- **Goal of the exercise**: Give every line back verbatim, dropping all images.

- **Stored data**:
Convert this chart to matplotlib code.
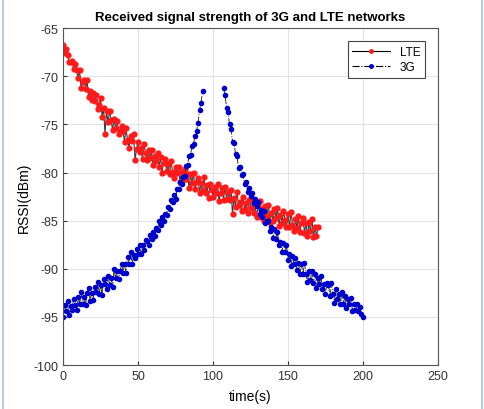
import numpy as np
import matplotlib
matplotlib.use('Agg')
import matplotlib.pyplot as plt
from matplotlib.lines import Line2D

plt.rcParams['font.family'] = ['Liberation Sans', 'DejaVu Sans']
plt.rcParams['axes.unicode_minus'] = False

# LTE samples, one per second from t=0 to t=170
lte_t = np.arange(0, 171)
lte_rssi = [
    -66.8, -67.6, -67.2, -67.8, -68.5, -68.5, -68.4, -69.2, -68.7, -69.4,
    -70.2, -69.4, -71.2, -70.6, -70.4, -71.3, -70.4, -72.2, -71.5, -72.5,
    -71.7, -72.6, -71.9, -73.4, -73.0, -72.3, -74.2, -73.3, -76.0, -73.6,
    -74.8, -73.6, -74.5, -75.6, -74.4, -75.4, -74.6, -76.0, -75.7, -75.2,
    -75.7, -76.8, -75.4, -76.6, -77.4, -76.2, -76.7, -76.0, -78.7, -77.6,
    -76.8, -77.9, -77.4, -78.6, -77.0, -78.0, -78.7, -77.7, -78.5, -77.7,
    -79.2, -78.3, -78.8, -78.0, -79.4, -78.4, -80.0, -79.0, -78.6, -79.8,
    -79.1, -80.2, -78.8, -79.9, -80.6, -79.4, -80.0, -79.4, -81.0, -79.9,
    -80.8, -79.6, -80.7, -80.2, -81.6, -80.2, -81.1, -80.0, -81.7, -81.0,
    -80.6, -82.1, -81.1, -81.8, -80.5, -82.1, -81.3, -82.6, -81.2, -81.8,
    -82.5, -81.5, -82.1, -81.2, -83.0, -82.1, -81.6, -82.8, -81.5, -82.7,
    -82.0, -82.9, -81.8, -84.3, -82.6, -83.6, -82.0, -83.4, -83.1, -84.0,
    -82.5, -83.8, -83.2, -84.2, -82.8, -83.7, -82.7, -84.2, -83.4, -84.6,
    -83.4, -83.0, -84.6, -83.8, -85.0, -83.5, -84.5, -83.4, -85.1, -84.2,
    -85.0, -83.8, -84.7, -83.7, -85.5, -84.4, -85.2, -84.0, -84.9, -85.7,
    -84.3, -85.7, -84.1, -85.4, -86.1, -84.8, -85.8, -84.5, -86.2, -85.2,
    -84.7, -86.3, -85.2, -86.6, -85.1, -86.1, -84.8, -86.7, -85.7, -86.6,
    -85.7,
]

# 3G samples: rising part t=0..93, falling part t=107..200 (gap in between)
g3_t_up = np.arange(0, 94)
g3_rssi_up = [
    -95.0, -93.8, -94.4, -93.3, -94.8, -93.9, -94.3, -93.1, -93.8, -94.3,
    -92.9, -93.7, -92.4, -93.7, -92.9, -93.8, -92.5, -92.0, -93.3, -92.5,
    -93.2, -91.9, -92.4, -91.4, -92.6, -91.7, -92.7, -91.1, -91.6, -92.1,
    -90.7, -91.7, -91.0, -91.9, -90.0, -91.0, -90.2, -91.1, -90.2, -89.5,
    -90.4, -89.5, -90.4, -88.8, -89.5, -88.3, -89.5, -88.6, -88.9, -87.9,
    -88.5, -87.5, -88.5, -87.5, -88.0, -87.0, -87.1, -87.5, -86.5, -86.9,
    -86.2, -86.6, -85.8, -86.0, -85.0, -85.4, -84.6, -85.0, -84.3, -84.4,
    -83.6, -83.8, -82.8, -83.1, -82.3, -82.7, -81.7, -81.7, -81.0, -81.2,
    -80.5, -80.4, -79.3, -79.2, -78.3, -78.2, -77.2, -77.0, -76.2, -75.7,
    -74.9, -73.5, -72.8, -71.5,
]
g3_t_down = np.arange(107, 201)
g3_rssi_down = [
    -71.2, -71.9, -73.3, -73.7, -75.0, -75.5, -76.8, -76.9, -78.1, -78.3,
    -79.5, -79.4, -80.3, -80.2, -81.2, -81.0, -82.0, -81.6, -82.4, -82.1,
    -83.2, -82.7, -83.5, -83.1, -84.3, -83.9, -84.6, -84.0, -85.2, -85.0,
    -85.0, -86.1, -85.7, -86.8, -85.9, -86.9, -86.2, -87.5, -87.2, -88.2,
    -87.3, -88.3, -87.5, -89.1, -88.5, -89.7, -88.7, -89.5, -88.9, -90.1,
    -89.4, -90.5, -89.5, -90.5, -89.4, -90.5, -91.4, -90.2, -91.2, -90.2,
    -91.5, -90.5, -92.0, -91.0, -91.6, -90.7, -92.1, -91.6, -92.6, -91.5,
    -91.7, -92.8, -91.5, -92.6, -93.5, -92.1, -93.1, -92.6, -93.6, -92.4,
    -93.6, -92.8, -94.1, -93.1, -93.7, -93.0, -94.4, -93.6, -94.3, -93.7,
    -94.4, -94.0, -94.7, -95.0,
]

xticks = [0, 50, 100, 150, 200, 250]
yticks = [-100, -95, -90, -85, -80, -75, -70, -65]

fig = plt.figure(figsize=(4.85, 4.10), dpi=100)
ax = fig.add_axes([0.130, 0.107, 0.773, 0.822])

ax.plot(lte_t, lte_rssi, '-', color='#3a3a3a', lw=0.8,
        marker='.', markersize=7, markerfacecolor='#ff1a1a', markeredgecolor='#ff1a1a')
g3_t = np.concatenate([g3_t_up, [np.nan], g3_t_down])
g3_v = np.concatenate([g3_rssi_up, [np.nan], g3_rssi_down])
ax.plot(g3_t, g3_v, '-.', color='#333333', lw=0.7,
        marker='.', markersize=6, markerfacecolor='#0000cc', markeredgecolor='#0000cc')

ax.set_xlim(0, 250)
ax.set_ylim(-100, -65)
ax.set_xticks(xticks)
ax.set_yticks(yticks)
ax.grid(True, color='#e3e3e3', lw=0.8)
ax.set_axisbelow(True)
ax.tick_params(direction='in', length=3, labelsize=9, colors='#333333')
for s in ax.spines.values():
    s.set_color('#555555')
    s.set_linewidth(0.8)

ax.set_title('Received signal strength of 3G and LTE networks',
             fontsize=9.5, fontweight='bold', pad=6)
ax.set_xlabel('time(s)', fontsize=10, labelpad=5)
ax.set_ylabel('RSSI(dBm)', fontsize=10, labelpad=2)

handles = [
    Line2D([], [], color='black', lw=0.8, marker='.', markersize=5,
           markerfacecolor='#ff1a1a', markeredgecolor='#ff1a1a'),
    Line2D([], [], color='black', lw=0.8, ls='-.', marker='.', markersize=5,
           markerfacecolor='#0000cc', markeredgecolor='#0000cc'),
]
leg = ax.legend(handles, ['LTE', '3G'], loc='upper right', fontsize=8.5,
                fancybox=False, framealpha=1, edgecolor='#444444',
                borderaxespad=1.1, handlelength=3.2, labelspacing=0.3,
                borderpad=0.4)
leg.get_frame().set_linewidth(0.8)

# thin window border seen on the left and right of the screenshot
fig.add_artist(Line2D([0.006, 0.006], [0, 1], color='#a8c0e0', lw=1.2))
fig.add_artist(Line2D([0.994, 0.994], [0, 1], color='#a8c0e0', lw=1.2))

fig.savefig('out.png', dpi=100)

- **Answer**:
Convert this chart to matplotlib code.
import numpy as np
import matplotlib
matplotlib.use('Agg')
import matplotlib.pyplot as plt
from matplotlib.lines import Line2D

plt.rcParams['font.family'] = ['Liberation Sans', 'DejaVu Sans']
plt.rcParams['axes.unicode_minus'] = False

# LTE samples, one per second from t=0 to t=170
lte_t = np.arange(0, 171)
lte_rssi = [
    -66.8, -67.6, -67.2, -67.8, -68.5, -68.5, -68.4, -69.2, -68.7, -69.4,
    -70.2, -69.4, -71.2, -70.6, -70.4, -71.3, -70.4, -72.2, -71.5, -72.5,
    -71.7, -72.6, -71.9, -73.4, -73.0, -72.3, -74.2, -73.3, -76.0, -73.6,
    -74.8, -73.6, -74.5, -75.6, -74.4, -75.4, -74.6, -76.0, -75.7, -75.2,
    -75.7, -76.8, -75.4, -76.6, -77.4, -76.2, -76.7, -76.0, -78.7, -77.6,
    -76.8, -77.9, -77.4, -78.6, -77.0, -78.0, -78.7, -77.7, -78.5, -77.7,
    -79.2, -78.3, -78.8, -78.0, -79.4, -78.4, -80.0, -79.0, -78.6, -79.8,
    -79.1, -80.2, -78.8, -79.9, -80.6, -79.4, -80.0, -79.4, -81.0, -79.9,
    -80.8, -79.6, -80.7, -80.2, -81.6, -80.2, -81.1, -80.0, -81.7, -81.0,
    -80.6, -82.1, -81.1, -81.8, -80.5, -82.1, -81.3, -82.6, -81.2, -81.8,
    -82.5, -81.5, -82.1, -81.2, -83.0, -82.1, -81.6, -82.8, -81.5, -82.7,
    -82.0, -82.9, -81.8, -84.3, -82.6, -83.6, -82.0, -83.4, -83.1, -84.0,
    -82.5, -83.8, -83.2, -84.2, -82.8, -83.7, -82.7, -84.2, -83.4, -84.6,
    -83.4, -83.0, -84.6, -83.8, -85.0, -83.5, -84.5, -83.4, -85.1, -84.2,
    -85.0, -83.8, -84.7, -83.7, -85.5, -84.4, -85.2, -84.0, -84.9, -85.7,
    -84.3, -85.7, -84.1, -85.4, -86.1, -84.8, -85.8, -84.5, -86.2, -85.2,
    -84.7, -86.3, -85.2, -86.6, -85.1, -86.1, -84.8, -86.7, -85.7, -86.6,
    -85.7,
]

# 3G samples: rising part t=0..93, falling part t=107..200 (gap in between)
g3_t_up = np.arange(0, 94)
g3_rssi_up = [
    -95.0, -93.8, -94.4, -93.3, -94.8, -93.9, -94.3, -93.1, -93.8, -94.3,
    -92.9, -93.7, -92.4, -93.7, -92.9, -93.8, -92.5, -92.0, -93.3, -92.5,
    -93.2, -91.9, -92.4, -91.4, -92.6, -91.7, -92.7, -91.1, -91.6, -92.1,
    -90.7, -91.7, -91.0, -91.9, -90.0, -91.0, -90.2, -91.1, -90.2, -89.5,
    -90.4, -89.5, -90.4, -88.8, -89.5, -88.3, -89.5, -88.6, -88.9, -87.9,
    -88.5, -87.5, -88.5, -87.5, -88.0, -87.0, -87.1, -87.5, -86.5, -86.9,
    -86.2, -86.6, -85.8, -86.0, -85.0, -85.4, -84.6, -85.0, -84.3, -84.4,
    -83.6, -83.8, -82.8, -83.1, -82.3, -82.7, -81.7, -81.7, -81.0, -81.2,
    -80.5, -80.4, -79.3, -79.2, -78.3, -78.2, -77.2, -77.0, -76.2, -75.7,
    -74.9, -73.5, -72.8, -71.5,
]
g3_t_down = np.arange(107, 201)
g3_rssi_down = [
    -71.2, -71.9, -73.3, -73.7, -75.0, -75.5, -76.8, -76.9, -78.1, -78.3,
    -79.5, -79.4, -80.3, -80.2, -81.2, -81.0, -82.0, -81.6, -82.4, -82.1,
    -83.2, -82.7, -83.5, -83.1, -84.3, -83.9, -84.6, -84.0, -85.2, -85.0,
    -85.0, -86.1, -85.7, -86.8, -85.9, -86.9, -86.2, -87.5, -87.2, -88.2,
    -87.3, -88.3, -87.5, -89.1, -88.5, -89.7, -88.7, -89.5, -88.9, -90.1,
    -89.4, -90.5, -89.5, -90.5, -89.4, -90.5, -91.4, -90.2, -91.2, -90.2,
    -91.5, -90.5, -92.0, -91.0, -91.6, -90.7, -92.1, -91.6, -92.6, -91.5,
    -91.7, -92.8, -91.5, -92.6, -93.5, -92.1, -93.1, -92.6, -93.6, -92.4,
    -93.6, -92.8, -94.1, -93.1, -93.7, -93.0, -94.4, -93.6, -94.3, -93.7,
    -94.4, -94.0, -94.7, -95.0,
]

xticks = [0, 50, 100, 150, 200, 250]
yticks = [-100, -95, -90, -85, -80, -75, -70, -65]

fig = plt.figure(figsize=(4.85, 4.10), dpi=100)
ax = fig.add_axes([0.130, 0.107, 0.773, 0.822])

ax.plot(lte_t, lte_rssi, '-', color='#3a3a3a', lw=0.8,
        marker='.', markersize=7, markerfacecolor='#ff1a1a', markeredgecolor='#ff1a1a')
g3_t = np.concatenate([g3_t_up, [np.nan], g3_t_down])
g3_v = np.concatenate([g3_rssi_up, [np.nan], g3_rssi_down])
ax.plot(g3_t, g3_v, '-.', color='#333333', lw=0.7,
        marker='.', markersize=6, markerfacecolor='#0000cc', markeredgecolor='#0000cc')

ax.set_xlim(0, 250)
ax.set_ylim(-100, -65)
ax.set_xticks(xticks)
ax.set_yticks(yticks)
ax.grid(True, color='#e3e3e3', lw=0.8)
ax.set_axisbelow(True)
ax.tick_params(direction='in', length=3, labelsize=9, colors='#333333')
for s in ax.spines.values():
    s.set_color('#555555')
    s.set_linewidth(0.8)

ax.set_title('Received signal strength of 3G and LTE networks',
             fontsize=9.5, fontweight='bold', pad=6)
ax.set_xlabel('time(s)', fontsize=10, labelpad=5)
ax.set_ylabel('RSSI(dBm)', fontsize=10, labelpad=2)

handles = [
    Line2D([], [], color='black', lw=0.8, marker='.', markersize=5,
           markerfacecolor='#ff1a1a', markeredgecolor='#ff1a1a'),
    Line2D([], [], color='black', lw=0.8, ls='-.', marker='.', markersize=5,
           markerfacecolor='#0000cc', markeredgecolor='#0000cc'),
]
leg = ax.legend(handles, ['LTE', '3G'], loc='upper right', fontsize=8.5,
                fancybox=False, framealpha=1, edgecolor='#444444',
                borderaxespad=1.1, handlelength=3.2, labelspacing=0.3,
                borderpad=0.4)
leg.get_frame().set_linewidth(0.8)

# thin window border seen on the left and right of the screenshot
fig.add_artist(Line2D([0.006, 0.006], [0, 1], color='#a8c0e0', lw=1.2))
fig.add_artist(Line2D([0.994, 0.994], [0, 1], color='#a8c0e0', lw=1.2))

fig.savefig('out.png', dpi=100)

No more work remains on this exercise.